# [TASK]
Give back the full listing verbatim, apart from its images.

# [SUPPLIED INFORMATION]
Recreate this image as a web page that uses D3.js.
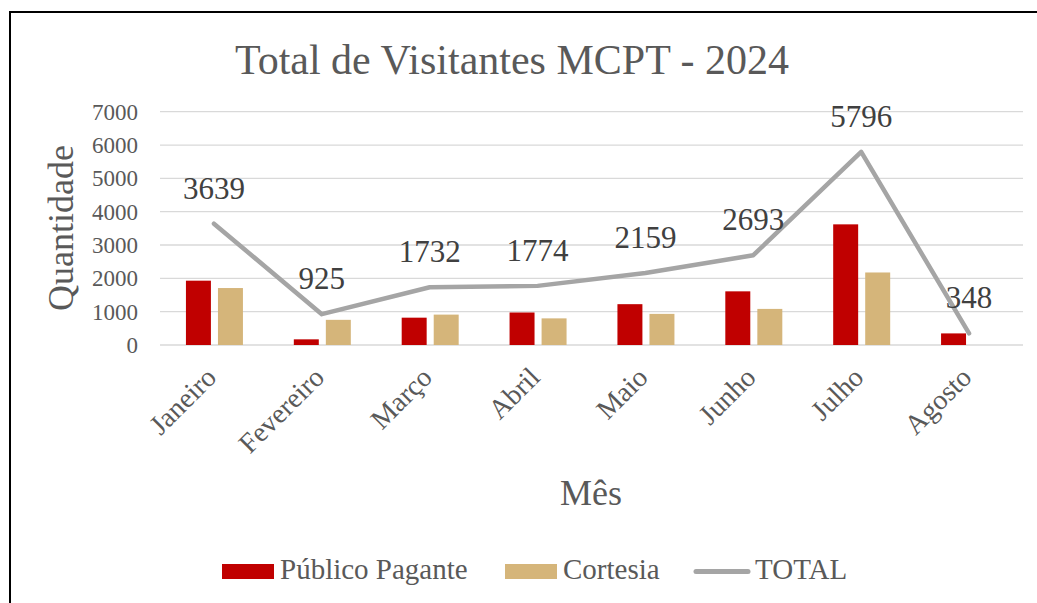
<!DOCTYPE html>
<html><head><meta charset="utf-8">
<script src="https://cdn.jsdelivr.net/npm/d3@7"></script>
<style>
html,body{margin:0;padding:0;background:#fff;}
svg text{font-family:"Liberation Serif","Times New Roman",Tinos,serif !important;}
</style></head>
<body>
<svg id="c" width="1037" height="603"></svg>
<script>
const months = ["Janeiro","Fevereiro","Março","Abril","Maio","Junho","Julho","Agosto"];
const pagante = [1930,170,820,975,1225,1610,3620,348];
const cortesia = [1709,755,912,799,934,1083,2176,0];
const total = [3639,925,1732,1774,2159,2693,5796,348];
const yTicks = [0,1000,2000,3000,4000,5000,6000,7000];
const seriesNames = ["Público Pagante","Cortesia","TOTAL"];
const colors = {pag:"#C00000", cor:"#D5B57A", tot:"#A5A5A5"};
const FONT = "'Liberation Serif','Times New Roman',Tinos,serif";

const svg = d3.select("#c");
svg.append("rect").attr("x",10).attr("y",12).attr("width",1040).attr("height",600)
  .attr("fill","#fff").attr("stroke","#000").attr("stroke-width",2);

const x = d3.scaleBand().domain(months).range([160,1023]);
const y = d3.scaleLinear().domain([0,7000]).range([345,111.7]);
const sub = d3.scaleBand().domain(["pag","cor"]).range([x.bandwidth()/2-28, x.bandwidth()/2+29]).paddingInner(0.22);

// gridlines
svg.append("g").selectAll("line").data(yTicks).join("line")
  .attr("x1",160).attr("x2",1023)
  .attr("y1",d=>y(d)).attr("y2",d=>y(d))
  .attr("stroke","#D9D9D9").attr("stroke-width",1.3);

// y axis
const yAxis = d3.axisLeft(y).tickValues(yTicks).tickSize(0).tickPadding(0).tickFormat(d3.format("d"));
const gy = svg.append("g").attr("transform","translate(138,0)").call(yAxis).attr("font-family",FONT);
gy.select(".domain").remove();
gy.selectAll("text").attr("font-family",FONT).attr("font-size",23).attr("fill","#595959").attr("dy","0.33em");

// bars
const gBars = svg.append("g");
gBars.selectAll("rect.p").data(months).join("rect")
  .attr("x",(d)=>x(d)+sub("pag")).attr("width",sub.bandwidth())
  .attr("y",(d,i)=>y(pagante[i])).attr("height",(d,i)=>y(0)-y(pagante[i]))
  .attr("fill",colors.pag);
gBars.selectAll("rect.c").data(months.filter((d,i)=>cortesia[i]>0)).join("rect")
  .attr("x",(d)=>x(d)+sub("cor")).attr("width",sub.bandwidth())
  .attr("y",(d)=>y(cortesia[months.indexOf(d)])).attr("height",(d)=>y(0)-y(cortesia[months.indexOf(d)]))
  .attr("fill",colors.cor);

// line
const line = d3.line().x((d,i)=>x(months[i])+x.bandwidth()/2).y(d=>y(d));
svg.append("path").datum(total).attr("d",line)
  .attr("fill","none").attr("stroke",colors.tot).attr("stroke-width",4.5)
  .attr("stroke-linejoin","round").attr("stroke-linecap","round");

// data labels
svg.append("g").selectAll("text").data(total).join("text")
  .attr("x",(d,i)=>x(months[i])+x.bandwidth()/2)
  .attr("y",d=>y(d)-25)
  .attr("text-anchor","middle").attr("font-size",31).attr("fill","#404040")
  .text(d=>d);

// x labels
const xAxis = d3.axisBottom(x).tickSize(0).tickPadding(0);
const gx = svg.append("g").attr("transform","translate(0,345)").call(xAxis).attr("font-family",FONT);
gx.select(".domain").remove();
gx.selectAll("text").attr("font-family",FONT).attr("font-size",28).attr("fill","#595959")
  .attr("text-anchor","end").attr("dy",null).attr("y",null)
  .attr("transform","translate(4,34) rotate(-45)");

// titles
svg.append("text").attr("x",512).attr("y",74).attr("text-anchor","middle")
  .attr("font-size",42).attr("fill","#595959").text("Total de Visitantes MCPT - 2024");
svg.append("text").attr("transform","translate(73,228) rotate(-90)").attr("text-anchor","middle")
  .attr("font-size",36).attr("fill","#595959").text("Quantidade");
svg.append("text").attr("x",591).attr("y",505).attr("text-anchor","middle")
  .attr("font-size",36).attr("fill","#595959").text("Mês");

// legend
const leg = svg.append("g");
const legItems = [
  {name:seriesNames[0], type:"rect", color:colors.pag, sx:222, tx:280},
  {name:seriesNames[1], type:"rect", color:colors.cor, sx:505, tx:563},
  {name:seriesNames[2], type:"line", color:colors.tot, sx:694, tx:755}
];
legItems.forEach(it=>{
  if(it.type==="rect"){
    leg.append("rect").attr("x",it.sx).attr("y",564).attr("width",52).attr("height",15).attr("fill",it.color);
  } else {
    leg.append("line").attr("x1",it.sx+2).attr("x2",it.sx+54).attr("y1",571.5).attr("y2",571.5)
      .attr("stroke",it.color).attr("stroke-width",5).attr("stroke-linecap","round");
  }
  leg.append("text").attr("x",it.tx).attr("y",579).attr("font-size",29).attr("fill","#595959").text(it.name);
});
</script>
</body></html>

# [FULL RESPONSE]
Recreate this image as a web page that uses D3.js.
<!DOCTYPE html>
<html><head><meta charset="utf-8">
<script src="https://cdn.jsdelivr.net/npm/d3@7"></script>
<style>
html,body{margin:0;padding:0;background:#fff;}
svg text{font-family:"Liberation Serif","Times New Roman",Tinos,serif !important;}
</style></head>
<body>
<svg id="c" width="1037" height="603"></svg>
<script>
const months = ["Janeiro","Fevereiro","Março","Abril","Maio","Junho","Julho","Agosto"];
const pagante = [1930,170,820,975,1225,1610,3620,348];
const cortesia = [1709,755,912,799,934,1083,2176,0];
const total = [3639,925,1732,1774,2159,2693,5796,348];
const yTicks = [0,1000,2000,3000,4000,5000,6000,7000];
const seriesNames = ["Público Pagante","Cortesia","TOTAL"];
const colors = {pag:"#C00000", cor:"#D5B57A", tot:"#A5A5A5"};
const FONT = "'Liberation Serif','Times New Roman',Tinos,serif";

const svg = d3.select("#c");
svg.append("rect").attr("x",10).attr("y",12).attr("width",1040).attr("height",600)
  .attr("fill","#fff").attr("stroke","#000").attr("stroke-width",2);

const x = d3.scaleBand().domain(months).range([160,1023]);
const y = d3.scaleLinear().domain([0,7000]).range([345,111.7]);
const sub = d3.scaleBand().domain(["pag","cor"]).range([x.bandwidth()/2-28, x.bandwidth()/2+29]).paddingInner(0.22);

// gridlines
svg.append("g").selectAll("line").data(yTicks).join("line")
  .attr("x1",160).attr("x2",1023)
  .attr("y1",d=>y(d)).attr("y2",d=>y(d))
  .attr("stroke","#D9D9D9").attr("stroke-width",1.3);

// y axis
const yAxis = d3.axisLeft(y).tickValues(yTicks).tickSize(0).tickPadding(0).tickFormat(d3.format("d"));
const gy = svg.append("g").attr("transform","translate(138,0)").call(yAxis).attr("font-family",FONT);
gy.select(".domain").remove();
gy.selectAll("text").attr("font-family",FONT).attr("font-size",23).attr("fill","#595959").attr("dy","0.33em");

// bars
const gBars = svg.append("g");
gBars.selectAll("rect.p").data(months).join("rect")
  .attr("x",(d)=>x(d)+sub("pag")).attr("width",sub.bandwidth())
  .attr("y",(d,i)=>y(pagante[i])).attr("height",(d,i)=>y(0)-y(pagante[i]))
  .attr("fill",colors.pag);
gBars.selectAll("rect.c").data(months.filter((d,i)=>cortesia[i]>0)).join("rect")
  .attr("x",(d)=>x(d)+sub("cor")).attr("width",sub.bandwidth())
  .attr("y",(d)=>y(cortesia[months.indexOf(d)])).attr("height",(d)=>y(0)-y(cortesia[months.indexOf(d)]))
  .attr("fill",colors.cor);

// line
const line = d3.line().x((d,i)=>x(months[i])+x.bandwidth()/2).y(d=>y(d));
svg.append("path").datum(total).attr("d",line)
  .attr("fill","none").attr("stroke",colors.tot).attr("stroke-width",4.5)
  .attr("stroke-linejoin","round").attr("stroke-linecap","round");

// data labels
svg.append("g").selectAll("text").data(total).join("text")
  .attr("x",(d,i)=>x(months[i])+x.bandwidth()/2)
  .attr("y",d=>y(d)-25)
  .attr("text-anchor","middle").attr("font-size",31).attr("fill","#404040")
  .text(d=>d);

// x labels
const xAxis = d3.axisBottom(x).tickSize(0).tickPadding(0);
const gx = svg.append("g").attr("transform","translate(0,345)").call(xAxis).attr("font-family",FONT);
gx.select(".domain").remove();
gx.selectAll("text").attr("font-family",FONT).attr("font-size",28).attr("fill","#595959")
  .attr("text-anchor","end").attr("dy",null).attr("y",null)
  .attr("transform","translate(4,34) rotate(-45)");

// titles
svg.append("text").attr("x",512).attr("y",74).attr("text-anchor","middle")
  .attr("font-size",42).attr("fill","#595959").text("Total de Visitantes MCPT - 2024");
svg.append("text").attr("transform","translate(73,228) rotate(-90)").attr("text-anchor","middle")
  .attr("font-size",36).attr("fill","#595959").text("Quantidade");
svg.append("text").attr("x",591).attr("y",505).attr("text-anchor","middle")
  .attr("font-size",36).attr("fill","#595959").text("Mês");

// legend
const leg = svg.append("g");
const legItems = [
  {name:seriesNames[0], type:"rect", color:colors.pag, sx:222, tx:280},
  {name:seriesNames[1], type:"rect", color:colors.cor, sx:505, tx:563},
  {name:seriesNames[2], type:"line", color:colors.tot, sx:694, tx:755}
];
legItems.forEach(it=>{
  if(it.type==="rect"){
    leg.append("rect").attr("x",it.sx).attr("y",564).attr("width",52).attr("height",15).attr("fill",it.color);
  } else {
    leg.append("line").attr("x1",it.sx+2).attr("x2",it.sx+54).attr("y1",571.5).attr("y2",571.5)
      .attr("stroke",it.color).attr("stroke-width",5).attr("stroke-linecap","round");
  }
  leg.append("text").attr("x",it.tx).attr("y",579).attr("font-size",29).attr("fill","#595959").text(it.name);
});
</script>
</body></html>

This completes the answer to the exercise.